[Begin]

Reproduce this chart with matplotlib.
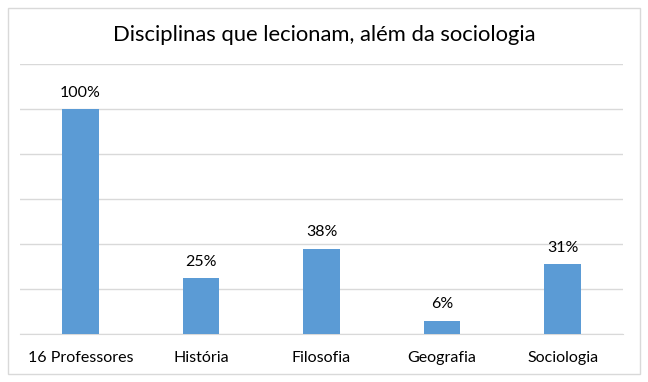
import matplotlib.pyplot as plt
from matplotlib.patches import Rectangle

categories = ['16 Professores', 'História', 'Filosofia', 'Geografia', 'Sociologia']
values = [100, 25, 38, 6, 31]
labels = ['100%', '25%', '38%', '6%', '31%']

plt.rcParams['font.family'] = ['Lato', 'DejaVu Sans']

fig = plt.figure(figsize=(6.48, 3.82), dpi=100)
ax = fig.add_axes([20/648, 1 - 334/382, 603/648, 270/382])

x = range(len(categories))
ax.bar(x, values, width=0.305, color='#5b9bd5', zorder=3)
for i, v in enumerate(values):
    ax.text(i, v + 4, labels[i], ha='center', va='bottom', fontsize=11.5)

ax.set_xlim(-0.5, len(categories) - 0.5)
ax.set_ylim(0, 120)
ax.set_yticks(range(0, 121, 20))
ax.yaxis.grid(True, color='#d9d9d9', linewidth=1)
ax.set_yticklabels([])
ax.tick_params(axis='y', length=0)
ax.set_xticks(list(x))
ax.set_xticklabels(categories, fontsize=11.5)
ax.tick_params(axis='x', length=0, pad=12)
for s in ['top', 'right', 'left']:
    ax.spines[s].set_visible(False)
ax.spines['bottom'].set_color('#d9d9d9')

fig.text(0.5, 1 - 35/382, 'Disciplinas que lecionam, além da sociologia',
         ha='center', va='center', fontsize=15.8)

fig.patches.append(Rectangle((8/648, 8/382), 632/648, 366/382, transform=fig.transFigure,
                             fill=False, edgecolor='#d9d9d9', linewidth=1))

fig.savefig('out.png', dpi=100)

[End]

- WHAT IS REQUIRED: Starting with the first line of the data above and ending with the line containing "ax.spines['bottom'].set_color('#d9d9d9')", please restate every line exactly, leaving images out.

- ANSWER TO THE PROBLEM:
Reproduce this chart with matplotlib.
import matplotlib.pyplot as plt
from matplotlib.patches import Rectangle

categories = ['16 Professores', 'História', 'Filosofia', 'Geografia', 'Sociologia']
values = [100, 25, 38, 6, 31]
labels = ['100%', '25%', '38%', '6%', '31%']

plt.rcParams['font.family'] = ['Lato', 'DejaVu Sans']

fig = plt.figure(figsize=(6.48, 3.82), dpi=100)
ax = fig.add_axes([20/648, 1 - 334/382, 603/648, 270/382])

x = range(len(categories))
ax.bar(x, values, width=0.305, color='#5b9bd5', zorder=3)
for i, v in enumerate(values):
    ax.text(i, v + 4, labels[i], ha='center', va='bottom', fontsize=11.5)

ax.set_xlim(-0.5, len(categories) - 0.5)
ax.set_ylim(0, 120)
ax.set_yticks(range(0, 121, 20))
ax.yaxis.grid(True, color='#d9d9d9', linewidth=1)
ax.set_yticklabels([])
ax.tick_params(axis='y', length=0)
ax.set_xticks(list(x))
ax.set_xticklabels(categories, fontsize=11.5)
ax.tick_params(axis='x', length=0, pad=12)
for s in ['top', 'right', 'left']:
    ax.spines[s].set_visible(False)
ax.spines['bottom'].set_color('#d9d9d9')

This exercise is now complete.